Kleiner Abgang, großer Zapfenstreich
Wenn Sebastian Kurz zu seinen Glanzzeiten in Berlin zu Besuch war, dann traf er sich – so er einen Termin bekam – nicht nur mit Bundeskanzlerin Angela Merkel, sondern auch stets mit Konservativen, denen er eine künftige Karriere oder gar eine Merkel-Nachfolge zutraute, darunter etwa Jens Spahn. Der Opportunismus flog stets mit. Das Verhältnis mit Merkel war kühl, sie bot ihm zwar irgendwann das “Du” an, wie er zuhause in Wien möglichst beiläufig, aber nicht ohne Stolz berichtete, doch beide wussten, dass Sebastian Kurz und Angela Merkel politisch und auch sonst so ziemlich das Gegenteil voneinander verkörperten.
Merkel war bis zu ihrem letzten Arbeitstag in Krisensitzungen, bewegte weiterhin trotz deutlich eingeschränkter Machtfülle.
Kurz hätte alle Macht gehabt, Österreich neu zu erfinden. Wohin er politisch jedoch wollte, erschloss sich bis zuletzt nicht. So wird die Verpackung, die Inszenierung bleiben. Und die von Gerichten zu klärende Frage, wie echt das alles überhaupt war.
Angela Merkel betonte in ihrer Abschiedsrede die große Bedeutung des Vertrauens in die Politik, in die Wissenschaft.
Kurz hat das gesamte Vertrauen verspielt.
Nach 16 Jahren als Fels in der europäischen Brandung wurde Merkel mit höchsten militärischen Ehren und größtem Respekt verabschiedet.
In Österreich wurde währenddessen zurückgetreten. Statt großem Zapfenstreich galt es, unehrenhaften Entlassungen zuvorzukommen. Kurz tat das, was er schon vor eineinhalb Monaten hätte tun müssen. Schallenberg dokumentierte mit seinem hastigen Amt-zur-Verfügung-Stellen, dass er wohl tatsächlich nicht mehr als Sebastian Kurz’ Prokurist war. Nach 52 Tagen legte er das verantwortungsvolle Amt zurück und beschert Österreich so den dritten Bundeskanzler innert weniger Wochen. Auch weil die bisherige ÖVP-Ministerriege sternförmig um den Heilsbringer aufgebaut war und ihr Schicksal allein von Kurz abhing, dürften die Domino-Rücktritte von Schallenberg und Blümel nur der Anfang gewesen sein. Politische Stabilität ist anders.

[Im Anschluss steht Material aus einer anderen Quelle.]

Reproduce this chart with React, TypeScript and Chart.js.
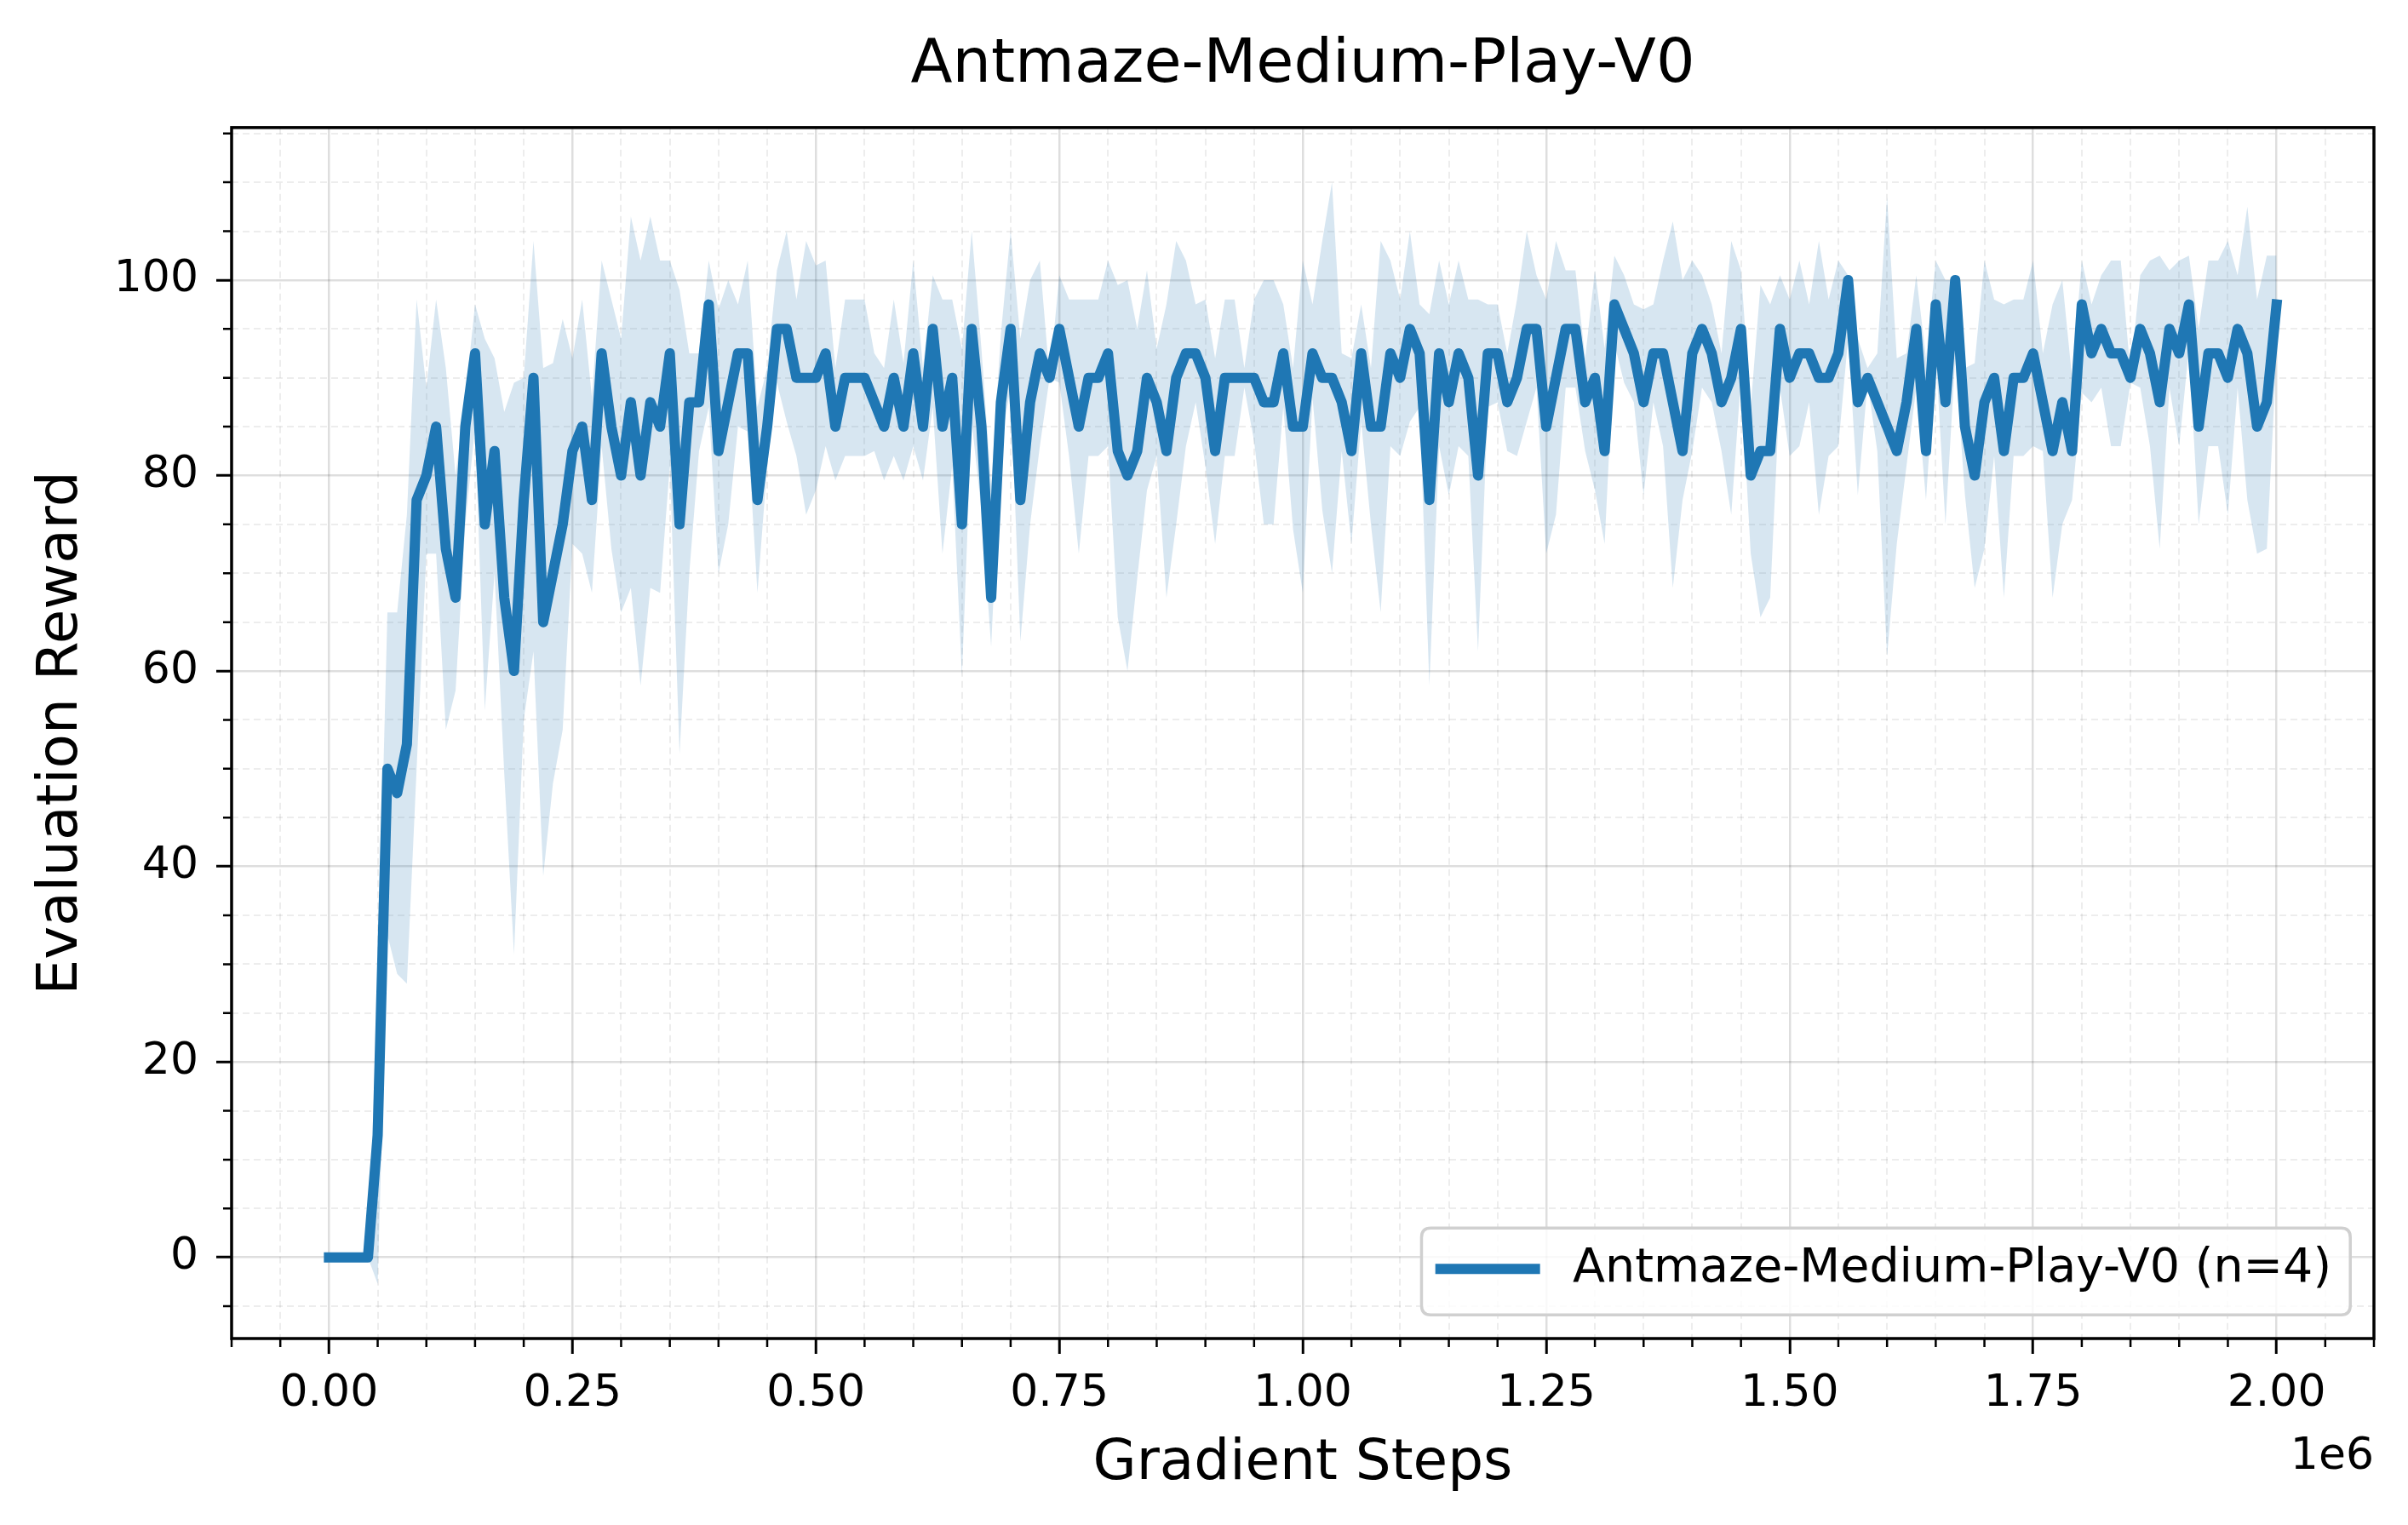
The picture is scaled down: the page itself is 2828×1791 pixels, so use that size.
import React, { useEffect, useRef } from 'react';
import { Chart, registerables } from 'chart.js';

Chart.register(...registerables);

const TITLE = 'Antmaze-Medium-Play-V0';
const SERIES_LABEL = 'Antmaze-Medium-Play-V0 (n=4)';
const X_LABEL = 'Gradient Steps';
const Y_LABEL = 'Evaluation Reward';
const X_OFFSET_LABEL = '1e6';
const EVAL_INTERVAL = 10000;

const MEAN = [
  0, 0, 0, 0, 0, 12.5, 50, 47.5, 52.5, 77.5,
  80, 85, 72.5, 67.5, 85, 92.5, 75, 82.5, 67.5, 60,
  77.5, 90, 65, 70, 75, 82.5, 85, 77.5, 92.5, 85,
  80, 87.5, 80, 87.5, 85, 92.5, 75, 87.5, 87.5, 97.5,
  82.5, 87.5, 92.5, 92.5, 77.5, 85, 95, 95, 90, 90,
  90, 92.5, 85, 90, 90, 90, 87.5, 85, 90, 85,
  92.5, 85, 95, 85, 90, 75, 95, 85, 67.5, 87.5,
  95, 77.5, 87.5, 92.5, 90, 95, 90, 85, 90, 90,
  92.5, 82.5, 80, 82.5, 90, 87.5, 82.5, 90, 92.5, 92.5,
  90, 82.5, 90, 90, 90, 90, 87.5, 87.5, 92.5, 85,
  85, 92.5, 90, 90, 87.5, 82.5, 92.5, 85, 85, 92.5,
  90, 95, 92.5, 77.5, 92.5, 87.5, 92.5, 90, 80, 92.5,
  92.5, 87.5, 90, 95, 95, 85, 90, 95, 95, 87.5,
  90, 82.5, 97.5, 95, 92.5, 87.5, 92.5, 92.5, 87.5, 82.5,
  92.5, 95, 92.5, 87.5, 90, 95, 80, 82.5, 82.5, 95,
  90, 92.5, 92.5, 90, 90, 92.5, 100, 87.5, 90, 87.5,
  85, 82.5, 87.5, 95, 82.5, 97.5, 87.5, 100, 85, 80,
  87.5, 90, 82.5, 90, 90, 92.5, 87.5, 82.5, 87.5, 82.5,
  97.5, 92.5, 95, 92.5, 92.5, 90, 95, 92.5, 87.5, 95,
  92.5, 97.5, 85, 92.5, 92.5, 90, 95, 92.5, 85, 87.5,
  97.5,
];

const UPPER = [
  0, 0, 0, 0, 0, 27, 66, 66, 76, 98,
  89, 98, 91, 80, 88, 97.5, 94, 92, 86.5, 89.5,
  90, 104, 91, 91.5, 96, 92, 98, 88, 102, 98,
  94, 106.5, 102, 106.5, 102, 102, 99, 92.5, 92.5, 102,
  97, 100, 97.5, 102, 87, 91, 101, 105, 98, 104,
  101.5, 102, 91, 98, 98, 98, 92.5, 91, 98, 91.5,
  102, 91, 100.5, 98, 98, 93, 105, 93, 79, 94.5,
  105, 94, 100, 102, 90, 100.5, 98, 98, 98, 98,
  102, 99.5, 100, 95, 101, 93, 97.5, 104, 102, 97.5,
  98, 92, 98, 98, 91, 98, 100, 100, 97.5, 91,
  102, 97.5, 104, 110, 92.5, 92, 97.5, 91, 104, 102,
  98, 105, 97.5, 96.5, 102, 97.5, 102, 98, 98, 97.5,
  97.5, 92.5, 98, 105, 100.5, 98, 104, 101, 101, 92,
  101, 93, 102.5, 100.5, 97.5, 97, 97.5, 102, 106, 100,
  102, 100.5, 97.5, 92.5, 104, 101, 87, 99.5, 97.5, 100.5,
  98, 102, 97.5, 104, 98, 102, 100.5, 94, 91, 92.5,
  108.5, 92, 92.5, 100.5, 92, 102, 100, 100, 91, 91.5,
  102, 98, 97.5, 98, 98, 102, 92.5, 97.5, 100, 90,
  102, 97.5, 100.5, 102, 102, 90.5, 100.5, 102, 102.5, 101,
  102, 102.5, 95, 102, 102, 104, 100.5, 107.5, 98, 102.5,
  102.5,
];

const LOWER = [
  0, 0, 0, 0, 0, -2.7, 33, 29, 28, 50,
  72, 72, 54, 58, 75, 85, 56, 70, 49.5, 31,
  55, 62, 39, 48.5, 54, 73, 72, 68, 83, 72.5,
  66, 68.5, 58.5, 68.5, 68, 81, 51.5, 70, 82.5, 87,
  70, 75, 85, 84.5, 68, 81, 89.5, 85.5, 82, 76,
  78.5, 83, 79.5, 82, 82, 82, 82.5, 79.5, 82, 79.5,
  83, 79.5, 87, 72, 81, 59.5, 85.5, 76.5, 62.5, 83.5,
  89, 63, 75, 83, 90, 89.5, 82, 72, 82, 82,
  83, 65.5, 60, 69.5, 78.5, 82, 67.5, 75, 83, 87.5,
  81, 73, 82, 82, 89, 83.5, 75, 75, 87, 74.5,
  68, 88, 76.5, 70, 82.5, 73, 85.5, 75, 66, 83,
  82, 85.5, 87, 58.5, 83, 78, 83, 82, 62, 87,
  87.5, 82.5, 82, 85.5, 89, 72, 76, 89, 89, 82.5,
  78.5, 73, 93.5, 89.5, 87.5, 78, 87.5, 83, 68.5, 77.5,
  82.5, 89, 87.5, 82.5, 76, 90, 72, 65.5, 67.5, 89,
  82, 83, 87.5, 76, 82, 83, 94, 78, 89.5, 82.5,
  61.5, 73, 81, 89, 77.5, 92.5, 75, 92, 78, 68.5,
  72.5, 82, 67.5, 82, 82, 83, 82.5, 67.5, 75, 77.5,
  88.5, 87.5, 89, 83, 83, 89.5, 89, 83, 72.5, 89,
  83, 93, 75, 83, 83, 76, 89, 77.5, 72, 72.5,
  92.5,
];

const X_TICKS = [
  -100000, -50000, 0, 50000, 100000, 150000, 200000, 250000, 300000, 350000,
  400000, 450000, 500000, 550000, 600000, 650000, 700000, 750000, 800000, 850000,
  900000, 950000, 1000000, 1050000, 1100000, 1150000, 1200000, 1250000, 1300000, 1350000,
  1400000, 1450000, 1500000, 1550000, 1600000, 1650000, 1700000, 1750000, 1800000, 1850000,
  1900000, 1950000, 2000000, 2050000, 2100000,
];
const Y_TICKS = [
  -5, 0, 5, 10, 15, 20, 25, 30, 35, 40, 45, 50, 55, 60, 65, 70, 75, 80, 85, 90, 95, 100, 105, 110, 115,
];
const X_MAJOR_STEP = 250000;
const Y_MAJOR_STEP = 20;
const X_MIN = -100000;
const X_MAX = 2100000;
const Y_MIN = -8.3;
const Y_MAX = 115.6;

const FONT = 'DejaVu Sans';
const LINE_COLOR = '#1f77b4';
const BAND_COLOR = 'rgba(31,119,180,0.18)';

const isMajorX = (v: number) => Math.abs(v % X_MAJOR_STEP) < 1e-6;
const isMajorY = (v: number) => Math.abs(v % Y_MAJOR_STEP) < 1e-9;

const toPoints = (arr: number[]) => arr.map((y, i) => ({ x: i * EVAL_INTERVAL, y }));

const decorPlugin = {
  id: 'decor',
  afterDraw(chart: any) {
    const { ctx, chartArea: a, scales } = chart;
    const xs = scales.x;
    const ys = scales.y;
    ctx.save();
    // minor tick marks
    ctx.strokeStyle = '#000';
    ctx.lineWidth = 2.5;
    ctx.beginPath();
    for (const v of X_TICKS) {
      if (isMajorX(v)) continue;
      const px = xs.getPixelForValue(v);
      ctx.moveTo(px, a.bottom);
      ctx.lineTo(px, a.bottom + 10);
    }
    for (const v of Y_TICKS) {
      if (isMajorY(v)) continue;
      const py = ys.getPixelForValue(v);
      ctx.moveTo(a.left, py);
      ctx.lineTo(a.left - 10, py);
    }
    ctx.stroke();
    // spines
    ctx.lineWidth = 3.5;
    ctx.strokeRect(a.left, a.top, a.right - a.left, a.bottom - a.top);

    // legend
    const fs = 55.5;
    ctx.font = `${fs}px "${FONT}"`;
    const tw = ctx.measureText(SERIES_LABEL).width;
    const pad = 0.4 * fs;
    const handle = 2 * fs;
    const gap = 0.8 * fs;
    const bw = pad + handle + gap + tw + pad;
    const bh = 102;
    const bx = a.right - 0.5 * fs - bw;
    const by = a.bottom - 0.5 * fs - bh;
    const r = 11;
    ctx.beginPath();
    ctx.moveTo(bx + r, by);
    ctx.lineTo(bx + bw - r, by);
    ctx.quadraticCurveTo(bx + bw, by, bx + bw, by + r);
    ctx.lineTo(bx + bw, by + bh - r);
    ctx.quadraticCurveTo(bx + bw, by + bh, bx + bw - r, by + bh);
    ctx.lineTo(bx + r, by + bh);
    ctx.quadraticCurveTo(bx, by + bh, bx, by + bh - r);
    ctx.lineTo(bx, by + r);
    ctx.quadraticCurveTo(bx, by, bx + r, by);
    ctx.closePath();
    ctx.fillStyle = 'rgba(255,255,255,0.8)';
    ctx.fill();
    ctx.strokeStyle = '#d0d0d0';
    ctx.lineWidth = 3.5;
    ctx.stroke();
    const cy = by + bh / 2 - 3;
    ctx.beginPath();
    ctx.strokeStyle = LINE_COLOR;
    ctx.lineWidth = 12;
    ctx.lineCap = 'square';
    ctx.moveTo(bx + pad, cy);
    ctx.lineTo(bx + pad + handle, cy);
    ctx.stroke();
    ctx.fillStyle = '#000';
    ctx.textAlign = 'left';
    ctx.textBaseline = 'middle';
    ctx.fillText(SERIES_LABEL, bx + pad + handle + gap, cy);

    // offset label
    ctx.font = `52px "${FONT}"`;
    ctx.textAlign = 'right';
    ctx.textBaseline = 'middle';
    ctx.fillText(X_OFFSET_LABEL, a.right, 1711);
    ctx.restore();
  },
};

export default function App() {
  const canvasRef = useRef<HTMLCanvasElement | null>(null);

  useEffect(() => {
    const canvas = canvasRef.current;
    if (!canvas) return;
    const chart = new Chart(canvas, {
      type: 'line',
      data: {
        datasets: [
          {
            label: SERIES_LABEL,
            data: toPoints(MEAN),
            borderColor: LINE_COLOR,
            backgroundColor: LINE_COLOR,
            borderWidth: 12,
            pointRadius: 0,
            tension: 0,
            fill: false,
            borderCapStyle: 'square',
            borderJoinStyle: 'round',
          },
          {
            label: 'upper',
            data: toPoints(UPPER),
            borderColor: 'rgba(0,0,0,0)',
            borderWidth: 0,
            pointRadius: 0,
            tension: 0,
            fill: '+1',
            backgroundColor: BAND_COLOR,
          },
          {
            label: 'lower',
            data: toPoints(LOWER),
            borderColor: 'rgba(0,0,0,0)',
            borderWidth: 0,
            pointRadius: 0,
            tension: 0,
            fill: false,
          },
        ],
      },
      options: {
        animation: false,
        responsive: false,
        devicePixelRatio: 1,
        layout: { padding: { top: 0, right: 40, bottom: 0, left: 0 } },
        plugins: {
          legend: { display: false },
          tooltip: { enabled: false },
          title: {
            display: true,
            fullSize: false,
            text: TITLE,
            color: '#000',
            font: { family: FONT, size: 71.7, weight: 'normal' },
            padding: { top: 34.4, bottom: 29.4 },
          },
        },
        scales: {
          x: {
            type: 'linear',
            min: X_MIN,
            max: X_MAX,
            bounds: 'data',
            afterBuildTicks: (s: any) => {
              s.ticks = X_TICKS.map((v) => ({ value: v }));
            },
            afterFit: (s: any) => {
              s.height = 219;
            },
            ticks: {
              autoSkip: false,
              maxRotation: 0,
              minRotation: 0,
              padding: 16,
              color: '#000',
              font: { family: FONT, size: 52 },
              callback: (v: any) => (isMajorX(Number(v)) ? (Number(v) / 1e6).toFixed(2) : ''),
            },
            grid: {
              drawTicks: true,
              tickLength: 18,
              color: (c: any) => (c.tick && isMajorX(c.tick.value) ? 'rgba(0,0,0,0.13)' : 'rgba(0,0,0,0.07)'),
              lineWidth: (c: any) => (c.tick && isMajorX(c.tick.value) ? 2.5 : 2),
              tickColor: (c: any) => (c.tick && isMajorX(c.tick.value) ? '#000' : 'rgba(0,0,0,0)'),
              tickWidth: 3,
            },
            border: {
              display: false,
              dash: (c: any) => (c.tick && isMajorX(c.tick.value) ? [] : [8, 5]),
            },
            title: {
              display: true,
              text: X_LABEL,
              color: '#000',
              font: { family: FONT, size: 66 },
              padding: { top: 0, bottom: 32 },
            },
          },
          y: {
            type: 'linear',
            min: Y_MIN,
            max: Y_MAX,
            bounds: 'data',
            afterBuildTicks: (s: any) => {
              s.ticks = Y_TICKS.map((v) => ({ value: v }));
            },
            afterFit: (s: any) => {
              s.width = 272;
            },
            ticks: {
              autoSkip: false,
              padding: 21,
              color: '#000',
              font: { family: FONT, size: 52 },
              callback: (v: any) => (isMajorY(Number(v)) ? String(Number(v)) : ''),
            },
            grid: {
              drawTicks: true,
              tickLength: 18,
              color: (c: any) => (c.tick && isMajorY(c.tick.value) ? 'rgba(0,0,0,0.13)' : 'rgba(0,0,0,0.07)'),
              lineWidth: (c: any) => (c.tick && isMajorY(c.tick.value) ? 2.5 : 2),
              tickColor: (c: any) => (c.tick && isMajorY(c.tick.value) ? '#000' : 'rgba(0,0,0,0)'),
              tickWidth: 3,
            },
            border: {
              display: false,
              dash: (c: any) => (c.tick && isMajorY(c.tick.value) ? [] : [8, 5]),
            },
            title: {
              display: true,
              text: Y_LABEL,
              color: '#000',
              font: { family: FONT, size: 66 },
              padding: { top: 33, bottom: 0 },
            },
          },
        },
      },
      plugins: [decorPlugin],
    } as any);
    return () => chart.destroy();
  }, []);

  return (
    <div style={{ position: 'fixed', left: 0, top: 0, width: 2828, height: 1791, background: '#fff' }}>
      <canvas ref={canvasRef} width={2828} height={1791} style={{ display: 'block', width: 2828, height: 1791 }} />
    </div>
  );
}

Nicht nur europäische Konservative hofierten den jungen österreichischen Kanzler, auch in Übersee war der ‘right wing politician’ gern gesehener Gast. Er stand während seiner Amtszeit in Kontakt mit globalen Tech-Größen wie Ex-Google-Chef Eric Schmidt. Facebook-Gründer Marc Zuckerberg schickte Kurz am Tag seines Seitwärtstretens eine bedauernde SMS. Es würde überraschen, würde Kurz nicht alsbald in den USA als politischer Berater auftauchen.
Zurück ins europäische Machtvakuum. Angela Merkel wird fehlen. Als Kurz noch politisch unbeschädigt war, da meinten deutsche Konservative hin und wieder neidvoll, so einen wie Kurz bräuchte man in Deutschland.
Jetzt, wo sich der Kurz’sche Sternenstaub verzogen hat, muss man sagen: So eine wie Angela Merkel, so eine bräuchten wir nun in Österreich.